WHAT THE TASK ASKS> Your copy should be exact, beginning at the line containing "Clone this chart in matplotlib." and ending at the line containing "import matplotlib.pyplot as plt", with both lines kept and every picture dropped.
==== GIVEN ENTRIES ====
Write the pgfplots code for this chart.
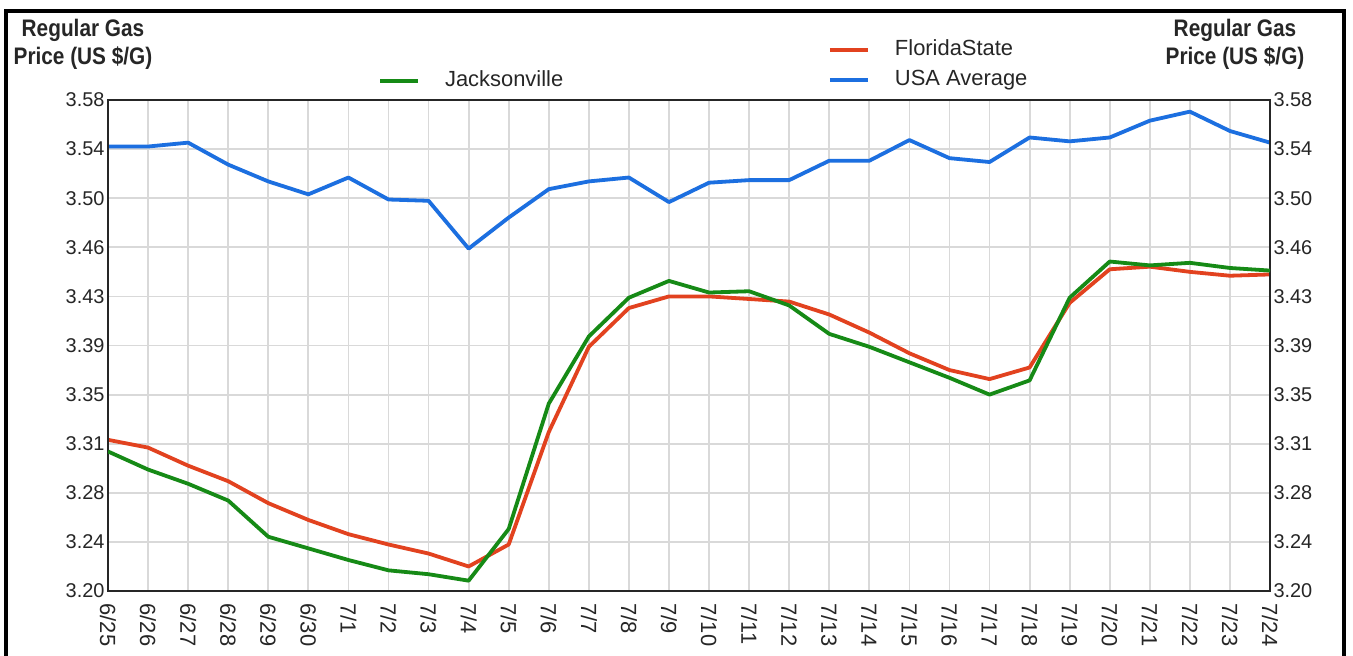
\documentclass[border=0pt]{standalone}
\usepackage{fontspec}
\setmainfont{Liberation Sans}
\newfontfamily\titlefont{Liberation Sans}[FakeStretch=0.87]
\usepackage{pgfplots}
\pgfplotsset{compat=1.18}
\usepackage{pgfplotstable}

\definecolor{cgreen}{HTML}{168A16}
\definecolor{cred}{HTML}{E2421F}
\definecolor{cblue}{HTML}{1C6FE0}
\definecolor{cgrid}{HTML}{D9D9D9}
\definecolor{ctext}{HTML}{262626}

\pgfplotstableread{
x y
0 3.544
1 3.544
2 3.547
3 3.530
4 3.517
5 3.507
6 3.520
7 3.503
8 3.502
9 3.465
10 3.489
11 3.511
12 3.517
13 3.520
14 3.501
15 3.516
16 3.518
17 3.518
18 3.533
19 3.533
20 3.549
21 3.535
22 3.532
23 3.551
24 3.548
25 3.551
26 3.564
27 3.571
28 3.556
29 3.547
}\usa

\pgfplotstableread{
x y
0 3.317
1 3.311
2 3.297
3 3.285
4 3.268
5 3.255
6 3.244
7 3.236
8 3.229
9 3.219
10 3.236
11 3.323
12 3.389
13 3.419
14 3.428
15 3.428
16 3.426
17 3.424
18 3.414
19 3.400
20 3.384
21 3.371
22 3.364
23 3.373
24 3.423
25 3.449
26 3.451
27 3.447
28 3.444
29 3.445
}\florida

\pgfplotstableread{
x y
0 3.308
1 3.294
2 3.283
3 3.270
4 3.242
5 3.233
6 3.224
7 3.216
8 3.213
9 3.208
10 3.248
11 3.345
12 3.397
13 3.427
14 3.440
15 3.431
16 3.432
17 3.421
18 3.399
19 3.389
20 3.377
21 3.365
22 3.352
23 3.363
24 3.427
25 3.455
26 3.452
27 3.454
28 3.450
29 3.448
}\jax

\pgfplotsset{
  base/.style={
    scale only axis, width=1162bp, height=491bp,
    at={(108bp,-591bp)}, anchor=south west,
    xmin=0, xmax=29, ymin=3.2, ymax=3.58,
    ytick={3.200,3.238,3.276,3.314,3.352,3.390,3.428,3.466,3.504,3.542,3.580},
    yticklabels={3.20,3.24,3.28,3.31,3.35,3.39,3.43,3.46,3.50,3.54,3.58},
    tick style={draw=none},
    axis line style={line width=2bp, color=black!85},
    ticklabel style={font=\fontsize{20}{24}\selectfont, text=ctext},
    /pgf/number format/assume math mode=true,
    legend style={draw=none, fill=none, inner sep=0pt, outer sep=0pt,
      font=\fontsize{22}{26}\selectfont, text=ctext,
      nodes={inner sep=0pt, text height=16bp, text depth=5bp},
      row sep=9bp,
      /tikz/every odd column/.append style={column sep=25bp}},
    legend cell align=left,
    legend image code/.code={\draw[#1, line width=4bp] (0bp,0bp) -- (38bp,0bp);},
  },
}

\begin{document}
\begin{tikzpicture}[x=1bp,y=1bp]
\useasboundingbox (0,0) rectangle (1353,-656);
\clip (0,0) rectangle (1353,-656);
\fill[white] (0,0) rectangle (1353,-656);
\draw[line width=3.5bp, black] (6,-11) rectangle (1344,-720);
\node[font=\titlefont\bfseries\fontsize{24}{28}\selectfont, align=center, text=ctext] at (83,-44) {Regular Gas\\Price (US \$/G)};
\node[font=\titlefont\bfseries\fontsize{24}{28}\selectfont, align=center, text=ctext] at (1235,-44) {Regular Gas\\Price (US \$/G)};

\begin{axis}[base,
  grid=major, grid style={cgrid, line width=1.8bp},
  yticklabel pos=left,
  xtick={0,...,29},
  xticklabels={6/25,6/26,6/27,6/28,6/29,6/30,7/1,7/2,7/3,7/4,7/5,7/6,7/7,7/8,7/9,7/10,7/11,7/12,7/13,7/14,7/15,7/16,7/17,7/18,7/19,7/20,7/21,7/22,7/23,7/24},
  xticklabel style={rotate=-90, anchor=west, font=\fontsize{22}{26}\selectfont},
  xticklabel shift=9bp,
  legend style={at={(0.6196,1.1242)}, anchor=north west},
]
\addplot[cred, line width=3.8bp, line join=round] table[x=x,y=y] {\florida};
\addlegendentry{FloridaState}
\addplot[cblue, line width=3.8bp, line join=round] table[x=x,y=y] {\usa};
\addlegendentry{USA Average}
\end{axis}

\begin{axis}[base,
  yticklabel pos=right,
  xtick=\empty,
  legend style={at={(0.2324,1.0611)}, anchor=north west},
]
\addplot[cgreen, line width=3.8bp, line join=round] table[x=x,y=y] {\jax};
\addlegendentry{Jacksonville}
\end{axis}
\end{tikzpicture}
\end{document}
====
==== GIVEN ENTRIES ====
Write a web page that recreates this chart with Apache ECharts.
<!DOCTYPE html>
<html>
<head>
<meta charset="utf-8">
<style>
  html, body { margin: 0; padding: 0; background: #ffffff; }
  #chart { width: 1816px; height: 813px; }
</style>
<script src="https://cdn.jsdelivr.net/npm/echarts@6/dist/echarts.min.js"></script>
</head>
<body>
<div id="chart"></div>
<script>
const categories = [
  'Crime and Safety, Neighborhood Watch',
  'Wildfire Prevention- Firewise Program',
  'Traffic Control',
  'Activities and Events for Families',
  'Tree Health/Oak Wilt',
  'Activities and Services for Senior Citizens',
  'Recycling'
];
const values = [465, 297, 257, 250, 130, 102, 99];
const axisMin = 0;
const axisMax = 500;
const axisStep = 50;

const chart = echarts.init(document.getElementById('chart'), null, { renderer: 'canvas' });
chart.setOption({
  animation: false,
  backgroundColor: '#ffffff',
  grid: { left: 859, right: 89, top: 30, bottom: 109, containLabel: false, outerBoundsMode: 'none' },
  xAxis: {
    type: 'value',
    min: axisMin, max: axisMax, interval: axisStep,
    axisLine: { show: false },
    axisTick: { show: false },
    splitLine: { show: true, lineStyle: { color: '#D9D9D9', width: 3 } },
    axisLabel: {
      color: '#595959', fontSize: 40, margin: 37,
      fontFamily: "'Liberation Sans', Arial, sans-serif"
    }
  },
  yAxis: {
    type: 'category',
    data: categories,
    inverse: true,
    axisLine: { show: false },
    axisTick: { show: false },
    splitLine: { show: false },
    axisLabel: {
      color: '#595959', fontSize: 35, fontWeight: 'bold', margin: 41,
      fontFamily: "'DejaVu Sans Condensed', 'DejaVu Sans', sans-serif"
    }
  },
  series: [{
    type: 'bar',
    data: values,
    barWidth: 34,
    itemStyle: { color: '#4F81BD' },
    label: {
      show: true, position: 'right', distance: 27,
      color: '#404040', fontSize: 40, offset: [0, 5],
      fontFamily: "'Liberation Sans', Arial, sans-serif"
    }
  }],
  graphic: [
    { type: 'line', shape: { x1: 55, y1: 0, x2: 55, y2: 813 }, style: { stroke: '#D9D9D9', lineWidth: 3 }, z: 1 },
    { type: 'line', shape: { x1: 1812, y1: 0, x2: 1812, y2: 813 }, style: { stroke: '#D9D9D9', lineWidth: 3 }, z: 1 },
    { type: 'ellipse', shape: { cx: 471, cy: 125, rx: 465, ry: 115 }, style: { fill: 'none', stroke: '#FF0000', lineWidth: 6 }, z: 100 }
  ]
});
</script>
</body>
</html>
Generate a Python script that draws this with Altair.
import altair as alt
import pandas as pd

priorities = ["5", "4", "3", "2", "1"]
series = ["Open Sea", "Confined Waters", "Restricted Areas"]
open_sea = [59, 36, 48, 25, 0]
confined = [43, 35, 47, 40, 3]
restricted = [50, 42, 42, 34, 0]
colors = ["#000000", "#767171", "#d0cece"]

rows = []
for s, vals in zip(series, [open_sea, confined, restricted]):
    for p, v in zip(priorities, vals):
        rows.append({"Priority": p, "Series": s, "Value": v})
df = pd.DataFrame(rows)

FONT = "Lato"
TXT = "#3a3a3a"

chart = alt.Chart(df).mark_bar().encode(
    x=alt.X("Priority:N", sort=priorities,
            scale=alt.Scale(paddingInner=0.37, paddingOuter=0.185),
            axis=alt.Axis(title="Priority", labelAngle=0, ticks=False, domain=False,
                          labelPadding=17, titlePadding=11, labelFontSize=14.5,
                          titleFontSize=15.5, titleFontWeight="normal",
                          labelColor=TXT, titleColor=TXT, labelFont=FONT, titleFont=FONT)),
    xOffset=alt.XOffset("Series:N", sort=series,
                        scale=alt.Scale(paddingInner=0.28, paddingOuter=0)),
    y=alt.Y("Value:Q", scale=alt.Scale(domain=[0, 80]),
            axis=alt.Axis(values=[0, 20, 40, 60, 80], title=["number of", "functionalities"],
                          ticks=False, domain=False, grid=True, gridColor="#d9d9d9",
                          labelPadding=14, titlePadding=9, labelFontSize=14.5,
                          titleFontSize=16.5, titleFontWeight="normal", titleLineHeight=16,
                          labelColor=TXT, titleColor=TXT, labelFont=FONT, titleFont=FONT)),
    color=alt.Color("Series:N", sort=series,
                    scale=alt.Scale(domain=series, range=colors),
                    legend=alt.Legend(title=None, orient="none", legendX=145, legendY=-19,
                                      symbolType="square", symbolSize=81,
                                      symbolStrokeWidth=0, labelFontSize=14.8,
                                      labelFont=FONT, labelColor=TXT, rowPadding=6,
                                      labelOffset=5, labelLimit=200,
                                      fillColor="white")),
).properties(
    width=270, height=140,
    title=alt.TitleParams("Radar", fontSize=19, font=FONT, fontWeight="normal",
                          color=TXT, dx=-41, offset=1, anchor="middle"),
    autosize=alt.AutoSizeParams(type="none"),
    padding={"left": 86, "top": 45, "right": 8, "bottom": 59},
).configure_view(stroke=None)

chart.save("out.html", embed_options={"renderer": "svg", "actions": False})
====
==== GIVEN ENTRIES ====
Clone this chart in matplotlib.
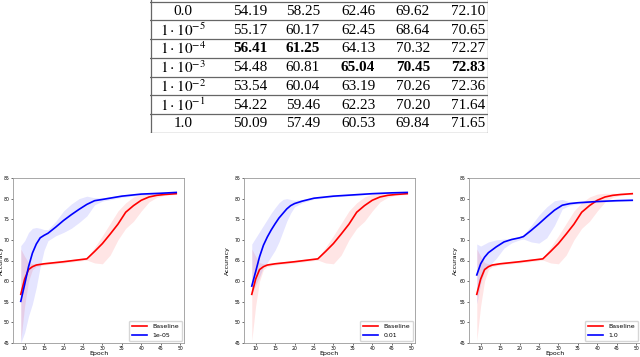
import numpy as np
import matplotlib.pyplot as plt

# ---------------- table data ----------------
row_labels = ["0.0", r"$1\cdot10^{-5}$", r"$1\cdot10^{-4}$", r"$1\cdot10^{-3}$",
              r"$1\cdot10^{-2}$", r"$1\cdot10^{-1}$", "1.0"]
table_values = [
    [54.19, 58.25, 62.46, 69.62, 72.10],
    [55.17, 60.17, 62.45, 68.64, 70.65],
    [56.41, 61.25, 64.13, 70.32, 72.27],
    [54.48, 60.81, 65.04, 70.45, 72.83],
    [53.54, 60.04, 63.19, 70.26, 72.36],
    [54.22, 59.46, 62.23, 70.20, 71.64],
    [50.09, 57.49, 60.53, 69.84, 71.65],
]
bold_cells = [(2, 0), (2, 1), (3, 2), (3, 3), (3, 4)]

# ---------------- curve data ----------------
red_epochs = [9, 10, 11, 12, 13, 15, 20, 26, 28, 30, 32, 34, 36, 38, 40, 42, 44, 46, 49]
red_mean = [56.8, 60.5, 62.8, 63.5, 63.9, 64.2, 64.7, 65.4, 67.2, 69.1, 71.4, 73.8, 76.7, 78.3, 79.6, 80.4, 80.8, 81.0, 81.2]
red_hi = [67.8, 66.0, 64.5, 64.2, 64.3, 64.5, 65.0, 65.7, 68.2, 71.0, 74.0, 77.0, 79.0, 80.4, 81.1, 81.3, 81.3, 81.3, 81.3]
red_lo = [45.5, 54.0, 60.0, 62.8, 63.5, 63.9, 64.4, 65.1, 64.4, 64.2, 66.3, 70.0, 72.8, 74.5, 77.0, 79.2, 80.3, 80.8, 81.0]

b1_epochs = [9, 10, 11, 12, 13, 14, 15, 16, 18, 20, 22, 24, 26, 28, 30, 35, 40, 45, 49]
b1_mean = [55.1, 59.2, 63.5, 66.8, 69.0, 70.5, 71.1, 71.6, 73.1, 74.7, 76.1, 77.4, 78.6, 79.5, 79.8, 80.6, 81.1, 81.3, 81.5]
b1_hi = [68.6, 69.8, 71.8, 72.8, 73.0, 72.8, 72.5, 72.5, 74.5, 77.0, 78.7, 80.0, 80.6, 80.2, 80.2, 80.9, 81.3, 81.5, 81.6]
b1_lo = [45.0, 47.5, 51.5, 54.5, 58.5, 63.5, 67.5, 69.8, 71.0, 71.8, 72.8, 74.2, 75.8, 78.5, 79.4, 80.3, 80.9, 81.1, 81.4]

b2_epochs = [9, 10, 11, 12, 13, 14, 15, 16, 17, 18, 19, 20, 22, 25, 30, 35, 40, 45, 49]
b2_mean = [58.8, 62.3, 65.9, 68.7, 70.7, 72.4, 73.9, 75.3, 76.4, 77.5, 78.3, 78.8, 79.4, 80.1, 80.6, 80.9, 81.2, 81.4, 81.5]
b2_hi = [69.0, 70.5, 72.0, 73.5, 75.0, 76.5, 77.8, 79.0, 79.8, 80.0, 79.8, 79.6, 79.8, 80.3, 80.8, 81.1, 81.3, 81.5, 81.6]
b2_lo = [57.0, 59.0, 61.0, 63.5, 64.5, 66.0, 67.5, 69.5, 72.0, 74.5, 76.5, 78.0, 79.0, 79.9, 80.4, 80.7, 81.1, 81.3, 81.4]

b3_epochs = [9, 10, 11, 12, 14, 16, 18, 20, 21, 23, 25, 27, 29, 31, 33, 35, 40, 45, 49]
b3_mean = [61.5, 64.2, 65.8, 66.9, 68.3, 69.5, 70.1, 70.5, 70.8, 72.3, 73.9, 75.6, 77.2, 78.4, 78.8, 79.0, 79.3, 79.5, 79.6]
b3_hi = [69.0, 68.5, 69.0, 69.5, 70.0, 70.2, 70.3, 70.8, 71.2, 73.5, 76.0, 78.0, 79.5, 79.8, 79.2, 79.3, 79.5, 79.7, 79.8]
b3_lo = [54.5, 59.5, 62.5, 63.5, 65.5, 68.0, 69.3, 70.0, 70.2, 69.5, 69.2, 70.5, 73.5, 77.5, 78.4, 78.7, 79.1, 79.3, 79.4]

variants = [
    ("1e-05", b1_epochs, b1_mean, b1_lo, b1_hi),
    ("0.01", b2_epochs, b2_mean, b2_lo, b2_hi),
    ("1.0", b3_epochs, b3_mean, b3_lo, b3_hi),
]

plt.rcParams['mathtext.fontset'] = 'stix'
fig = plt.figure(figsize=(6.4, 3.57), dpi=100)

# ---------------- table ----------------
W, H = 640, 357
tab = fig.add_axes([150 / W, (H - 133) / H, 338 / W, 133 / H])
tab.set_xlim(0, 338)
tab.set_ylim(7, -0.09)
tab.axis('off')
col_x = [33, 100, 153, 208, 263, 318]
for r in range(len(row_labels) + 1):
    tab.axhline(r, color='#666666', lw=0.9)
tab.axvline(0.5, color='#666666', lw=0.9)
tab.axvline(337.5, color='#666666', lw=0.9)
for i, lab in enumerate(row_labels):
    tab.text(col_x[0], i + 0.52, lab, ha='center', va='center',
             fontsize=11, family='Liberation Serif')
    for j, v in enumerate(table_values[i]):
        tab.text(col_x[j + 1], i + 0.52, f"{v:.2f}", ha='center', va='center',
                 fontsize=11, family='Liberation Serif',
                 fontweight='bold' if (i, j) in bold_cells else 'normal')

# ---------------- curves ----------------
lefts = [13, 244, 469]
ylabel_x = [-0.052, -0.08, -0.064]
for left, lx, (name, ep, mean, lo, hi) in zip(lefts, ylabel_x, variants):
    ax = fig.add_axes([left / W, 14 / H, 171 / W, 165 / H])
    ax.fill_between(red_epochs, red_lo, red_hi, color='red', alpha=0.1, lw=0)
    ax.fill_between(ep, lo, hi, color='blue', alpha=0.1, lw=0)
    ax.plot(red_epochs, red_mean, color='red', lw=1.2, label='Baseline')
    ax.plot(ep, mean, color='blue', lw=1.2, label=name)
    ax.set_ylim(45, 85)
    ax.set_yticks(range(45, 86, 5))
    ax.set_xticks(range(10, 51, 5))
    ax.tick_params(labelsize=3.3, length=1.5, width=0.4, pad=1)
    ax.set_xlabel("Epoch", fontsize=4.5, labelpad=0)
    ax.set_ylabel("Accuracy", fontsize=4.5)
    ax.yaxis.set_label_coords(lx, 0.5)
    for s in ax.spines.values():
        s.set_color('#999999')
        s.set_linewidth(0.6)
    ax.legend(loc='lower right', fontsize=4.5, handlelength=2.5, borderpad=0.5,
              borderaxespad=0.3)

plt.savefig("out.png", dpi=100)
====
ANSWER TO THE TASK>
Clone this chart in matplotlib.
import numpy as np
import matplotlib.pyplot as plt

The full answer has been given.